GOAL OF THE EXERCISE → Retype only the lines running from the line that contains "Recreate this image" to the line that contains "import plotly.graph_objects as go", inclusive, and leave the pictures behind.

#### DATA EXTRACT ####

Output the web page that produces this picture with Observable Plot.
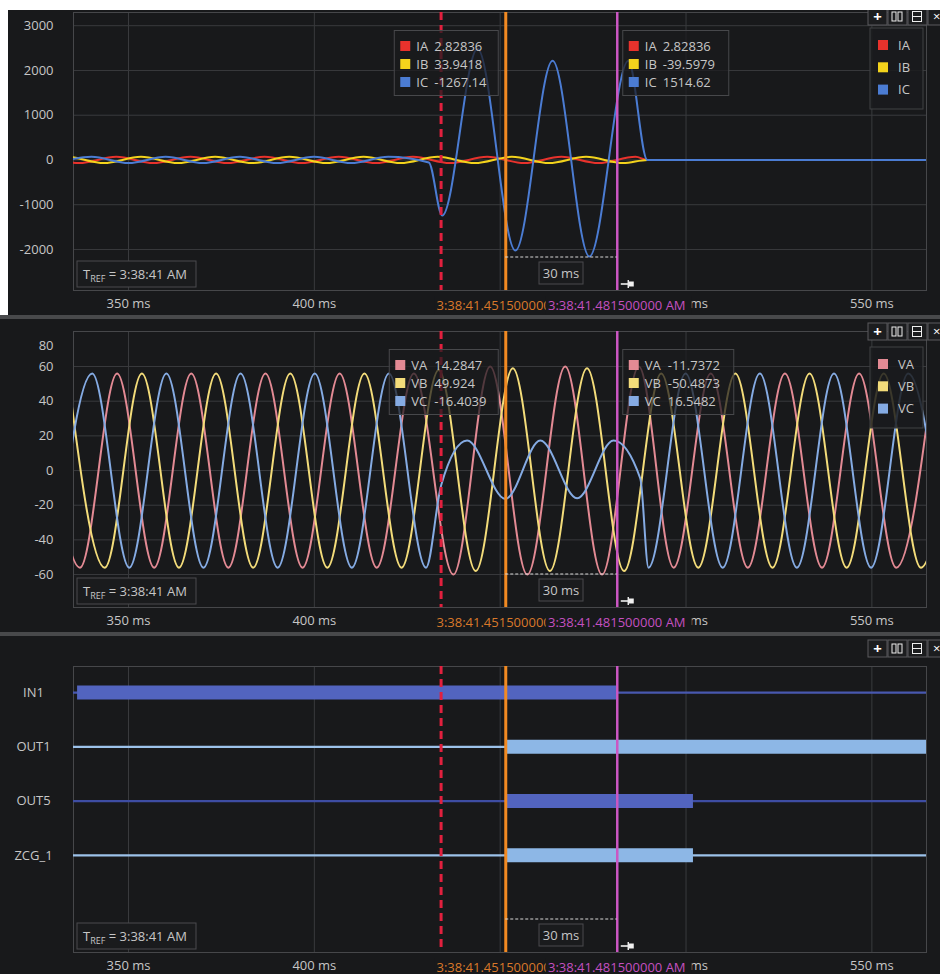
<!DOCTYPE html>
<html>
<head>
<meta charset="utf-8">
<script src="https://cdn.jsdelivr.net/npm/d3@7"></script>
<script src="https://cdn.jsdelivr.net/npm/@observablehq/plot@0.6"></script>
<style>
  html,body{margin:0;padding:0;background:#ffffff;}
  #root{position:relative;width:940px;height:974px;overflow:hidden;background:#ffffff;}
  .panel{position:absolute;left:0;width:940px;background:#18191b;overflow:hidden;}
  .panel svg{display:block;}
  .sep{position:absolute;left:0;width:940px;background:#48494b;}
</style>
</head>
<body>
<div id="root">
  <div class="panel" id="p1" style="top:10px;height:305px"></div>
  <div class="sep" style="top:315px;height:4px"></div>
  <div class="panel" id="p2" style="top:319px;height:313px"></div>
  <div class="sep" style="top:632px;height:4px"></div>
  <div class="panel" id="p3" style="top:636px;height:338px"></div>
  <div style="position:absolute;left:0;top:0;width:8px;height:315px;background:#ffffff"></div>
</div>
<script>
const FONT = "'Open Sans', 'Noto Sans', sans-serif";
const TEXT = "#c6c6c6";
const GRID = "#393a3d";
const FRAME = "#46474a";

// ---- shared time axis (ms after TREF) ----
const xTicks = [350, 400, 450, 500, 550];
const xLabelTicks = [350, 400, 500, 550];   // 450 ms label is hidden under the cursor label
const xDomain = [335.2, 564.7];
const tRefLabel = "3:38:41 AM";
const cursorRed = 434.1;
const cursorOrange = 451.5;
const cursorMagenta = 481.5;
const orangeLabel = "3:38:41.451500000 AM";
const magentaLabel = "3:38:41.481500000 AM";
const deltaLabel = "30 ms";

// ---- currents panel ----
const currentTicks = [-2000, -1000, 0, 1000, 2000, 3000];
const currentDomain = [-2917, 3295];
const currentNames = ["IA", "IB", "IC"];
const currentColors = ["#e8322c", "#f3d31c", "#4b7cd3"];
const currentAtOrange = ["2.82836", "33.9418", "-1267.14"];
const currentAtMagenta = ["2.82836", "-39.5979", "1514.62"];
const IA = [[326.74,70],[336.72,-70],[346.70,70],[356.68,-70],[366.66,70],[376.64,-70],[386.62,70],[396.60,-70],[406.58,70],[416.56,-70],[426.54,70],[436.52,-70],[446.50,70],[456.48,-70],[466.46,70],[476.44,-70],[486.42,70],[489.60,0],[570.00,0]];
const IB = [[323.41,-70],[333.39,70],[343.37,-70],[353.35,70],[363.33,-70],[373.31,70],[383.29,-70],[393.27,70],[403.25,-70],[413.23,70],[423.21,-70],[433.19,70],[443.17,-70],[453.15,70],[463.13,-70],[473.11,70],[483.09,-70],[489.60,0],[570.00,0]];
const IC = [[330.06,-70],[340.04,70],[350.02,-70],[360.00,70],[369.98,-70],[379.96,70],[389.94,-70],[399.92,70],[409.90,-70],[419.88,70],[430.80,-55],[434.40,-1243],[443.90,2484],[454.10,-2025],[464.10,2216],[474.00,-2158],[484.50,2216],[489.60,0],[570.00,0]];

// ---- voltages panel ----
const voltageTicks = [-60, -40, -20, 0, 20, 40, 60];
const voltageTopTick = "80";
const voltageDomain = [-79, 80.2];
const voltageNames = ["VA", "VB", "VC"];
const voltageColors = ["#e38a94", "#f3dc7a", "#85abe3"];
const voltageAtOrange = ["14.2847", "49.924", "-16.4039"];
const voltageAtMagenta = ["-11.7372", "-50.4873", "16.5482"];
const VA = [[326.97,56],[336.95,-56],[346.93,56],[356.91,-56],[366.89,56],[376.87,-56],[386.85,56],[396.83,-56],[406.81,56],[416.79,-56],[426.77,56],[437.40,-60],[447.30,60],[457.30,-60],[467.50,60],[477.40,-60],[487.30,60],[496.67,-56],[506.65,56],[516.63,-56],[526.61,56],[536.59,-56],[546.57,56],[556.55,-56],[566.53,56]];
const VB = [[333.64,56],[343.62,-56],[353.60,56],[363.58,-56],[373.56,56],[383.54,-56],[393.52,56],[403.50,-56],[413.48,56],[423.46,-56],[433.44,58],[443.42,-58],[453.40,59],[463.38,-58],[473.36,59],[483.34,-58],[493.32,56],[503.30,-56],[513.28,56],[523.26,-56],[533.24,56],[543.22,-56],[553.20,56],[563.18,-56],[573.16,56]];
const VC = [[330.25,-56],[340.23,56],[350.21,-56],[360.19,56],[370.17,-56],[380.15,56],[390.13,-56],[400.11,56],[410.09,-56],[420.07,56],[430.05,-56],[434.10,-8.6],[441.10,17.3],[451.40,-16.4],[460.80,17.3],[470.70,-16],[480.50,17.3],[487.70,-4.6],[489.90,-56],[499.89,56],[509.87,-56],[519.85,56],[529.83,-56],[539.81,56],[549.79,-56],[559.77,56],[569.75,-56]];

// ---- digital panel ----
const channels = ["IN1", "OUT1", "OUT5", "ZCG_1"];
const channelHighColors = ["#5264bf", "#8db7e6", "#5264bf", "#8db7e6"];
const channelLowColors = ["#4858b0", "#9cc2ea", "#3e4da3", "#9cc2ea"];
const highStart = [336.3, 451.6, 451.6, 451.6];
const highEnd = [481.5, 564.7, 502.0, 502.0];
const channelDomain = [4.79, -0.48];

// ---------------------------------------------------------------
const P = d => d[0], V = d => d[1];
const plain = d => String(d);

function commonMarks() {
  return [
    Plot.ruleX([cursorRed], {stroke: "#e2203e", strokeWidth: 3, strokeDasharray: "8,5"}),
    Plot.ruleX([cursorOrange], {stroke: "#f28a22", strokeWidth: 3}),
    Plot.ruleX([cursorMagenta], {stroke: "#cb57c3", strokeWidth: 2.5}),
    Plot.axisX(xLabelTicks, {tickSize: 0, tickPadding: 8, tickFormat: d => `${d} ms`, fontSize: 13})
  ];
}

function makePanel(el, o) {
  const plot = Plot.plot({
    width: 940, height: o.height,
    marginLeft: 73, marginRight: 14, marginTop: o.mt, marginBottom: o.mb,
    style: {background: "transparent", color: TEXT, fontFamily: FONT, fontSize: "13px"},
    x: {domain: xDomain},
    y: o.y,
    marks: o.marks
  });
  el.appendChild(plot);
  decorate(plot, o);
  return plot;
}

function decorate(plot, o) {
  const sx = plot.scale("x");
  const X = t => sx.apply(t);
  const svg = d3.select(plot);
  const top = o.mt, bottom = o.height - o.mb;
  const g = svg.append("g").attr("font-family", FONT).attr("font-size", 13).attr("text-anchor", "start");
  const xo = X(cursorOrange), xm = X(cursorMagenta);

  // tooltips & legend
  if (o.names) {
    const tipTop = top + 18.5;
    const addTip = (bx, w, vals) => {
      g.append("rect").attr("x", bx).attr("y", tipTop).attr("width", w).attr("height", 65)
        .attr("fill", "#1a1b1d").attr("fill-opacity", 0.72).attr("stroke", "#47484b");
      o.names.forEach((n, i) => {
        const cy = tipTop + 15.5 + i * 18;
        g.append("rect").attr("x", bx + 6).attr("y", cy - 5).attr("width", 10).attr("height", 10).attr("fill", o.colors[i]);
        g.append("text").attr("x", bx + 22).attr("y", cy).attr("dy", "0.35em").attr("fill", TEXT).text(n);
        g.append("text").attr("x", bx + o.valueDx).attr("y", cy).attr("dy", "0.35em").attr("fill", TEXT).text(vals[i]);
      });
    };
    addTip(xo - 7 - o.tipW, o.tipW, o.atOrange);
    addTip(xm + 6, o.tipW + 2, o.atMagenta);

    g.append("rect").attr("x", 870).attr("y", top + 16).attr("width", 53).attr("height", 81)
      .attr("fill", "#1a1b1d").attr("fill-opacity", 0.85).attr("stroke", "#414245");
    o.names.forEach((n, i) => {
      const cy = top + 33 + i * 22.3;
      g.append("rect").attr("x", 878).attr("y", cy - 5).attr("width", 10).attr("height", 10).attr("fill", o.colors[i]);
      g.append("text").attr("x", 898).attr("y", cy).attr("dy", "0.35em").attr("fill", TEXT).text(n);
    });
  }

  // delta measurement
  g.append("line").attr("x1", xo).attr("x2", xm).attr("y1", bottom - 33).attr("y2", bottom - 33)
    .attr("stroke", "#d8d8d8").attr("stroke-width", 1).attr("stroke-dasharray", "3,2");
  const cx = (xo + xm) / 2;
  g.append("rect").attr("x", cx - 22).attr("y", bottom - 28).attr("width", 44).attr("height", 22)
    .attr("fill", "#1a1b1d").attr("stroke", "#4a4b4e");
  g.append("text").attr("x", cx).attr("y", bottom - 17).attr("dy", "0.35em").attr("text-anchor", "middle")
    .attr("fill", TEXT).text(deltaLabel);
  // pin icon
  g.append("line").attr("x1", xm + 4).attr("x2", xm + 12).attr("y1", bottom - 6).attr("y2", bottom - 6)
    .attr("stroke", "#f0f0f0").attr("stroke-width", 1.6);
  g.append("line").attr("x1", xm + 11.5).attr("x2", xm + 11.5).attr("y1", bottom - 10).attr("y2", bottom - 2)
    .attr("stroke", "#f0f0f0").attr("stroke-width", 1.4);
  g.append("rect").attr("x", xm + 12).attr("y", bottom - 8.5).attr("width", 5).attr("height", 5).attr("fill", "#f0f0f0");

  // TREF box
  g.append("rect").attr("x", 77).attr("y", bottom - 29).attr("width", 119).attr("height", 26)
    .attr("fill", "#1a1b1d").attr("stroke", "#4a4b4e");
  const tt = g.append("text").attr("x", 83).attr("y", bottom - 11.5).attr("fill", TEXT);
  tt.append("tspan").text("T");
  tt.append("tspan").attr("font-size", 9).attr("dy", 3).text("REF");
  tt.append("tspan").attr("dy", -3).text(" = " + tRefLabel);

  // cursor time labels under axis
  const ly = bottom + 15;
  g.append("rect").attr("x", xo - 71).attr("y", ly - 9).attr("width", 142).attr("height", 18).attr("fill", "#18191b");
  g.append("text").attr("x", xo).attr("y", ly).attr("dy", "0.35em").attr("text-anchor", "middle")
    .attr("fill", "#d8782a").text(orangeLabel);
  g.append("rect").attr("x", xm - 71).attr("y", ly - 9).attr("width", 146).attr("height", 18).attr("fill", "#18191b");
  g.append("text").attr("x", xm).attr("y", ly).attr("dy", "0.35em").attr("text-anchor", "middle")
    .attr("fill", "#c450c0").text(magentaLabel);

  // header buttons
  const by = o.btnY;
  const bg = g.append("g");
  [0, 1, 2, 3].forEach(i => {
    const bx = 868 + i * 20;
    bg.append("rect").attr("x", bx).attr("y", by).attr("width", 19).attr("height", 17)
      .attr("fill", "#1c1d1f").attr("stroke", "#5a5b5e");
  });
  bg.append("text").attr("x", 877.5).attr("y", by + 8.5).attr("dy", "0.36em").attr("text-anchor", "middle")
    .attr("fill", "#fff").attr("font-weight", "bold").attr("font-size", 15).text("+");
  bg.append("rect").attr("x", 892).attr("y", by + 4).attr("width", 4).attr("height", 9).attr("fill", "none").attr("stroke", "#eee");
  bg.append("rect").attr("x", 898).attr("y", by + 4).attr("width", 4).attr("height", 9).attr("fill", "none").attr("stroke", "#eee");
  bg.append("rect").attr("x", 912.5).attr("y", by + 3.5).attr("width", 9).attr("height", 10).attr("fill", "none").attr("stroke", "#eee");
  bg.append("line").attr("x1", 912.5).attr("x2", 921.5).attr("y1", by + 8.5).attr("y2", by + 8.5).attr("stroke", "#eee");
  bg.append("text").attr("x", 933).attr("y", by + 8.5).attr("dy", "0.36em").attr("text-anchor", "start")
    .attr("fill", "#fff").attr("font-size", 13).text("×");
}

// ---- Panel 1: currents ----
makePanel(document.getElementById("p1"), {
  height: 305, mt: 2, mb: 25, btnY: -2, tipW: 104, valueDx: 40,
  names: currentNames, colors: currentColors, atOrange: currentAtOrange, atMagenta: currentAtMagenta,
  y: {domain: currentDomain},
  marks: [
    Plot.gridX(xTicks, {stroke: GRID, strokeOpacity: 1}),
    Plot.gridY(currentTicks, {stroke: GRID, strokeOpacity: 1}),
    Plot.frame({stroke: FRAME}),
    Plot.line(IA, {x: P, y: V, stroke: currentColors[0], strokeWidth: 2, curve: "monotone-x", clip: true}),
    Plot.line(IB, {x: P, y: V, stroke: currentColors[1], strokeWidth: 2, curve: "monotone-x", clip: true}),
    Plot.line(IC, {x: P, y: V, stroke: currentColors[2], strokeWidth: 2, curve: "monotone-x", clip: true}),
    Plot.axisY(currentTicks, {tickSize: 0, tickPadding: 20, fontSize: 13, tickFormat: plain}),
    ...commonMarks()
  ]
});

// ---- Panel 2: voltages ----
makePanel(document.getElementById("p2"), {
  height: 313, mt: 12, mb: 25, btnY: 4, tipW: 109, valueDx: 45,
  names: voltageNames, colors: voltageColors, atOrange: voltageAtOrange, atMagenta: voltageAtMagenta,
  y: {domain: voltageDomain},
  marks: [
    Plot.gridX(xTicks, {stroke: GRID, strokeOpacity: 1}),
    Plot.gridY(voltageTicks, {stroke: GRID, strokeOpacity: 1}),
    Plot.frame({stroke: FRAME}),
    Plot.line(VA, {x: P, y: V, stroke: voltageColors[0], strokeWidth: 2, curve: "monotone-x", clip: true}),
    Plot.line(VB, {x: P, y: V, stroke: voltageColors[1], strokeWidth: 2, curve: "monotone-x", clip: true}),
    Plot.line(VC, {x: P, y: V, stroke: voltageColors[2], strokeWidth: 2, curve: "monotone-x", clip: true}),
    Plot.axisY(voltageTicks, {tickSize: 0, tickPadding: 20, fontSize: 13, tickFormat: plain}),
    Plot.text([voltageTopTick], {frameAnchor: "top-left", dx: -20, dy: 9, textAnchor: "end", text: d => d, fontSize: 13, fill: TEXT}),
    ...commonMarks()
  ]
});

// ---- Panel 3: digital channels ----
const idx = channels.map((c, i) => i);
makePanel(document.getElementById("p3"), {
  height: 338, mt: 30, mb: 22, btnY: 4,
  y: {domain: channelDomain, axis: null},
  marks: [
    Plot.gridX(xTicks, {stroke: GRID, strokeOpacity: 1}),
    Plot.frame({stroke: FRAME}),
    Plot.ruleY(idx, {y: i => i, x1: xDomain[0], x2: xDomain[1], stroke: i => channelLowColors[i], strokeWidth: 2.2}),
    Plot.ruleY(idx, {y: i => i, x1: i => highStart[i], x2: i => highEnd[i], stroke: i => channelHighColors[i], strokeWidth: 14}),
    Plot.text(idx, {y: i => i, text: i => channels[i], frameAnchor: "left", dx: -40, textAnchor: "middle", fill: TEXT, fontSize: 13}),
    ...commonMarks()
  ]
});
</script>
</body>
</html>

####
#### DATA EXTRACT ####

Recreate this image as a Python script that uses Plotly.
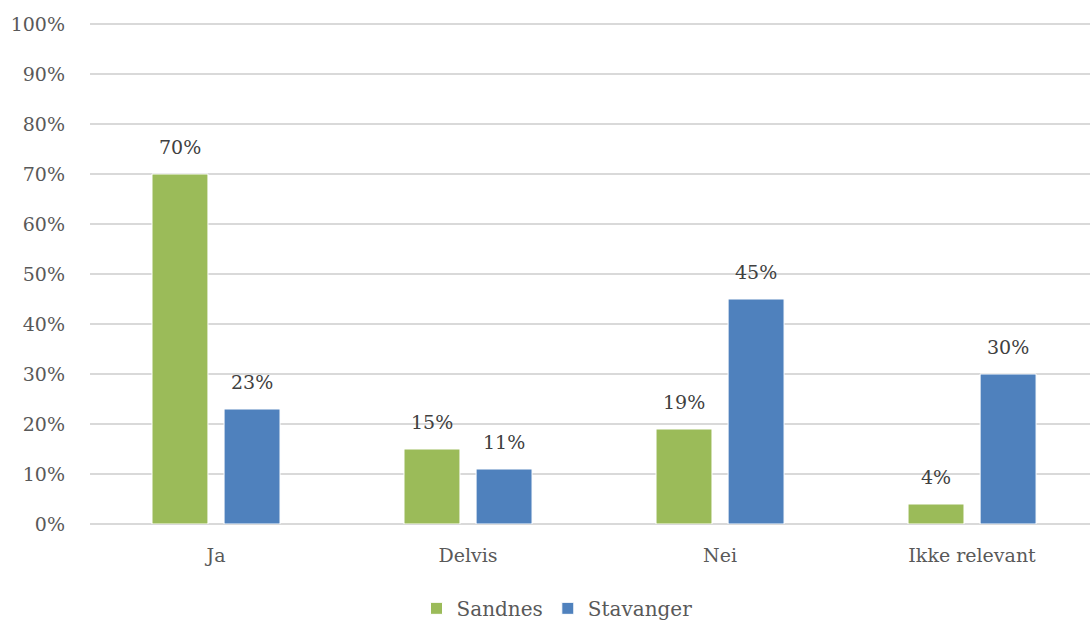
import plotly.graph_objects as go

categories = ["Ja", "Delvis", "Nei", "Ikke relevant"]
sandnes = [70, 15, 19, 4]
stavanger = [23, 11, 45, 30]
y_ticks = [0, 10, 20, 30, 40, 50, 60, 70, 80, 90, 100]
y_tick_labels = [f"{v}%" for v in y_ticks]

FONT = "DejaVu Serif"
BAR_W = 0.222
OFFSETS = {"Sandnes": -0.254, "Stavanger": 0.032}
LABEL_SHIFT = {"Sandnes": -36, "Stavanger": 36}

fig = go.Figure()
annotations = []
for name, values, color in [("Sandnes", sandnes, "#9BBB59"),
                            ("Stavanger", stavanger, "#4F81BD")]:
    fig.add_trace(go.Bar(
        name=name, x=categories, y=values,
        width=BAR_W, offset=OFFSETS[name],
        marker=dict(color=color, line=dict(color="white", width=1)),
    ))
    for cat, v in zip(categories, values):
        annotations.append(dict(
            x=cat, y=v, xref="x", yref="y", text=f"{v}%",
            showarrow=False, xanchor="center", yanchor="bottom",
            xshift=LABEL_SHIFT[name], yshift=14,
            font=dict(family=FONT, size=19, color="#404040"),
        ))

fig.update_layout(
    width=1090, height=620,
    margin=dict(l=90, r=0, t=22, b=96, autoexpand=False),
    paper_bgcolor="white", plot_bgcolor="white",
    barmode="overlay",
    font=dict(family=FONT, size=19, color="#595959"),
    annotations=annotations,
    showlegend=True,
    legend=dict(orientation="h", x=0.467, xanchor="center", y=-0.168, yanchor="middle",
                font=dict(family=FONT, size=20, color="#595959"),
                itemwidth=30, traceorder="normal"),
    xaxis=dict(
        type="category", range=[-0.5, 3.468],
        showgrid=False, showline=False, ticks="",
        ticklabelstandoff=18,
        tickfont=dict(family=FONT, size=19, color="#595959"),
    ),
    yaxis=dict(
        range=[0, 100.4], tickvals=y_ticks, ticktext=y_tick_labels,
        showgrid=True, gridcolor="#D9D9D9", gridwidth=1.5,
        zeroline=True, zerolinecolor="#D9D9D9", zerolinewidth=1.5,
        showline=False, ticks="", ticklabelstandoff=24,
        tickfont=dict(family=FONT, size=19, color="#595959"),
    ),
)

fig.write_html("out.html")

####
#### DATA EXTRACT ####

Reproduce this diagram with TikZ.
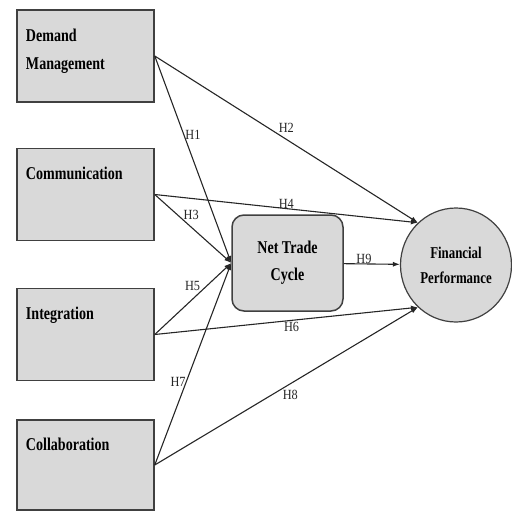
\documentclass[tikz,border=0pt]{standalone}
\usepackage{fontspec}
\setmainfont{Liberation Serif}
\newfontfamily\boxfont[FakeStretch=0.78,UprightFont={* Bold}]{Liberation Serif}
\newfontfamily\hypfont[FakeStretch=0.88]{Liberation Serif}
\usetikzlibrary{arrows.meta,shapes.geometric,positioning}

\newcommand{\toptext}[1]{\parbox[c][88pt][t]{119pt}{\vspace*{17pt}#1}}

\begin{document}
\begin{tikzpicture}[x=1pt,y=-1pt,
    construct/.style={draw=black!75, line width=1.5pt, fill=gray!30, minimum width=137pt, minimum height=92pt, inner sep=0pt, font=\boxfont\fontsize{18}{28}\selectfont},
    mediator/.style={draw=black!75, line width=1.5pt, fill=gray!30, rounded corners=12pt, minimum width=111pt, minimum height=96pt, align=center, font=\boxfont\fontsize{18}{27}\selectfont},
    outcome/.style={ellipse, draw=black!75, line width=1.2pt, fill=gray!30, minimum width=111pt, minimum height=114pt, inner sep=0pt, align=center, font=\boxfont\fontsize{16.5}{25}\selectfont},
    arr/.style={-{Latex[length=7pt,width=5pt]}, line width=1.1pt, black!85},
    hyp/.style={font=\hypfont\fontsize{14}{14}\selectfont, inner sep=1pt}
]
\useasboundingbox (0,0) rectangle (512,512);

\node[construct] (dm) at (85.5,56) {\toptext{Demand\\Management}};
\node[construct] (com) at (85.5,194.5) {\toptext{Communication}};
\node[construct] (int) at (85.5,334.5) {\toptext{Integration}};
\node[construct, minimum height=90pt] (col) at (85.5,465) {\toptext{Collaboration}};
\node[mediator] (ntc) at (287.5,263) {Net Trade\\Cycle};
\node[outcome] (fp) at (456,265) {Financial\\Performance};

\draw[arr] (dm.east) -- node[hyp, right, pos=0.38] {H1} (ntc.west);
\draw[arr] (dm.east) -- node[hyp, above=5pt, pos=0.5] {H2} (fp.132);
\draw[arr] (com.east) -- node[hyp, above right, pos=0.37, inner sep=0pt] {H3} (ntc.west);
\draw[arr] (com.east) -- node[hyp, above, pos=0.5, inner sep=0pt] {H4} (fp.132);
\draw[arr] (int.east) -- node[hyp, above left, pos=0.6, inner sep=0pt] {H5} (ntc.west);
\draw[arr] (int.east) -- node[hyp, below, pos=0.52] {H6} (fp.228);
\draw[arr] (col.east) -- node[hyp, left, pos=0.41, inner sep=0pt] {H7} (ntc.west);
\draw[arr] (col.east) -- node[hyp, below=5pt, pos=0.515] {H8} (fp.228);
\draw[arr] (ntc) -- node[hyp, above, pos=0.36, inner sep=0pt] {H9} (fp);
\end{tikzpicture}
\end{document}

####

WRITTEN SOLUTION →
Recreate this image as a Python script that uses Plotly.
import plotly.graph_objects as go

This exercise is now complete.